[Start of Dataset excerpt]
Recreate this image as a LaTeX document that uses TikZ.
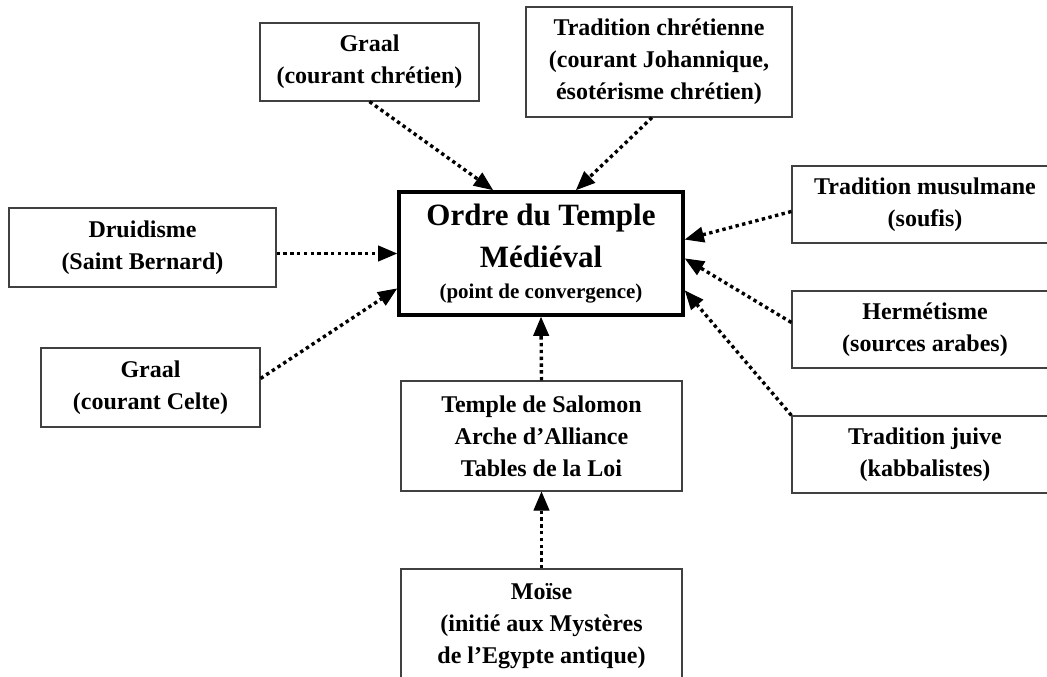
\documentclass[tikz,border=0pt]{standalone}
\usepackage{fontspec}
\setmainfont{Liberation Serif}
\usetikzlibrary{arrows.meta}
\tikzset{
  boite/.style = {draw = black!75, line width = 1.2pt, fill = white, align = flush center, inner sep = 0pt, font = \bfseries\fontsize{24}{32}\selectfont},
  centre/.style = {draw = black, line width = 3.8pt, fill = white, align = flush center, inner sep = 0pt, font = \bfseries},
  fleche/.style = {line width = 3.4pt, dash pattern = on 3.4pt off 3.4pt, -{Triangle[length = 19pt, width = 16pt, line width = 1pt]}}
}
\begin{document}
\begin{tikzpicture}[x = 1pt, y = -1pt]
\clip (0,0) rectangle (1047,677);
\fill[white] (0,0) rectangle (1047,677);
\node[centre, minimum width = 284pt, minimum height = 123pt, text width = 280pt] (ordre) at (541,253.5) {{\fontsize{31}{42}\selectfont Ordre du Temple\\Médiéval\par}{\fontsize{21}{31}\selectfont (point de convergence)\par}};
\node[boite, minimum width = 219pt, minimum height = 78pt, text width = 210pt] (graalchr) at (369.5,62) {Graal\\(courant chrétien)};
\node[boite, minimum width = 266pt, minimum height = 110pt, text width = 256pt] (tradchr) at (659,62) {Tradition chrétienne\\(courant Johannique,\\ésotérisme chrétien)};
\node[boite, minimum width = 267pt, minimum height = 79pt, text width = 257pt] (druid) at (142.5,247.5) {Druidisme\\(Saint Bernard)};
\node[boite, minimum width = 219pt, minimum height = 79pt, text width = 210pt] (graalcelte) at (150.5,387.5) {Graal\\(courant Celte)};
\node[boite, minimum width = 266pt, minimum height = 77pt, text width = 256pt] (musul) at (925,204.5) {Tradition musulmane\\(soufis)};
\node[boite, minimum width = 266pt, minimum height = 77pt, text width = 256pt] (herm) at (925,329.5) {Hermétisme\\(sources arabes)};
\node[boite, minimum width = 266pt, minimum height = 77pt, text width = 256pt] (juive) at (925,454.5) {Tradition juive\\(kabbalistes)};
\node[boite, minimum width = 281pt, minimum height = 110pt, text width = 271pt] (temple) at (541.5,436) {Temple de Salomon\\Arche d’Alliance\\Tables de la Loi};
\node[boite, minimum width = 281pt, minimum height = 114pt, text width = 271pt] (moise) at (541.5,626) {Moïse\\(initié aux Mystères\\de l’Egypte antique)};
\draw[fleche] (graalchr.south) -- ([xshift = -48pt]ordre.north);
\draw[fleche] ([xshift = -7pt]tradchr.south) -- ([xshift = 35pt]ordre.north);
\draw[fleche] ([yshift = -6pt]druid.east) -- (ordre.west);
\draw[fleche] ([yshift = 9pt]graalcelte.east) -- ([yshift = -35pt]ordre.west);
\draw[fleche] ([yshift = -7pt]musul.west) -- ([yshift = 14pt]ordre.east);
\draw[fleche] ([yshift = 7pt]herm.west) -- ([yshift = -5pt]ordre.east);
\draw[fleche] (juive.north west) -- ([yshift = -37pt]ordre.east);
\draw[fleche] (temple.north) -- (ordre.south);
\draw[fleche] (moise.north) -- (temple.south);
\end{tikzpicture}
\end{document}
[End of Dataset excerpt]
_Work instructions:_ Copy all the lines of data exactly as they appear, dropping any images.

_Task output:_
Recreate this image as a LaTeX document that uses TikZ.
\documentclass[tikz,border=0pt]{standalone}
\usepackage{fontspec}
\setmainfont{Liberation Serif}
\usetikzlibrary{arrows.meta}
\tikzset{
  boite/.style = {draw = black!75, line width = 1.2pt, fill = white, align = flush center, inner sep = 0pt, font = \bfseries\fontsize{24}{32}\selectfont},
  centre/.style = {draw = black, line width = 3.8pt, fill = white, align = flush center, inner sep = 0pt, font = \bfseries},
  fleche/.style = {line width = 3.4pt, dash pattern = on 3.4pt off 3.4pt, -{Triangle[length = 19pt, width = 16pt, line width = 1pt]}}
}
\begin{document}
\begin{tikzpicture}[x = 1pt, y = -1pt]
\clip (0,0) rectangle (1047,677);
\fill[white] (0,0) rectangle (1047,677);
\node[centre, minimum width = 284pt, minimum height = 123pt, text width = 280pt] (ordre) at (541,253.5) {{\fontsize{31}{42}\selectfont Ordre du Temple\\Médiéval\par}{\fontsize{21}{31}\selectfont (point de convergence)\par}};
\node[boite, minimum width = 219pt, minimum height = 78pt, text width = 210pt] (graalchr) at (369.5,62) {Graal\\(courant chrétien)};
\node[boite, minimum width = 266pt, minimum height = 110pt, text width = 256pt] (tradchr) at (659,62) {Tradition chrétienne\\(courant Johannique,\\ésotérisme chrétien)};
\node[boite, minimum width = 267pt, minimum height = 79pt, text width = 257pt] (druid) at (142.5,247.5) {Druidisme\\(Saint Bernard)};
\node[boite, minimum width = 219pt, minimum height = 79pt, text width = 210pt] (graalcelte) at (150.5,387.5) {Graal\\(courant Celte)};
\node[boite, minimum width = 266pt, minimum height = 77pt, text width = 256pt] (musul) at (925,204.5) {Tradition musulmane\\(soufis)};
\node[boite, minimum width = 266pt, minimum height = 77pt, text width = 256pt] (herm) at (925,329.5) {Hermétisme\\(sources arabes)};
\node[boite, minimum width = 266pt, minimum height = 77pt, text width = 256pt] (juive) at (925,454.5) {Tradition juive\\(kabbalistes)};
\node[boite, minimum width = 281pt, minimum height = 110pt, text width = 271pt] (temple) at (541.5,436) {Temple de Salomon\\Arche d’Alliance\\Tables de la Loi};
\node[boite, minimum width = 281pt, minimum height = 114pt, text width = 271pt] (moise) at (541.5,626) {Moïse\\(initié aux Mystères\\de l’Egypte antique)};
\draw[fleche] (graalchr.south) -- ([xshift = -48pt]ordre.north);
\draw[fleche] ([xshift = -7pt]tradchr.south) -- ([xshift = 35pt]ordre.north);
\draw[fleche] ([yshift = -6pt]druid.east) -- (ordre.west);
\draw[fleche] ([yshift = 9pt]graalcelte.east) -- ([yshift = -35pt]ordre.west);
\draw[fleche] ([yshift = -7pt]musul.west) -- ([yshift = 14pt]ordre.east);
\draw[fleche] ([yshift = 7pt]herm.west) -- ([yshift = -5pt]ordre.east);
\draw[fleche] (juive.north west) -- ([yshift = -37pt]ordre.east);
\draw[fleche] (temple.north) -- (ordre.south);
\draw[fleche] (moise.north) -- (temple.south);
\end{tikzpicture}
\end{document}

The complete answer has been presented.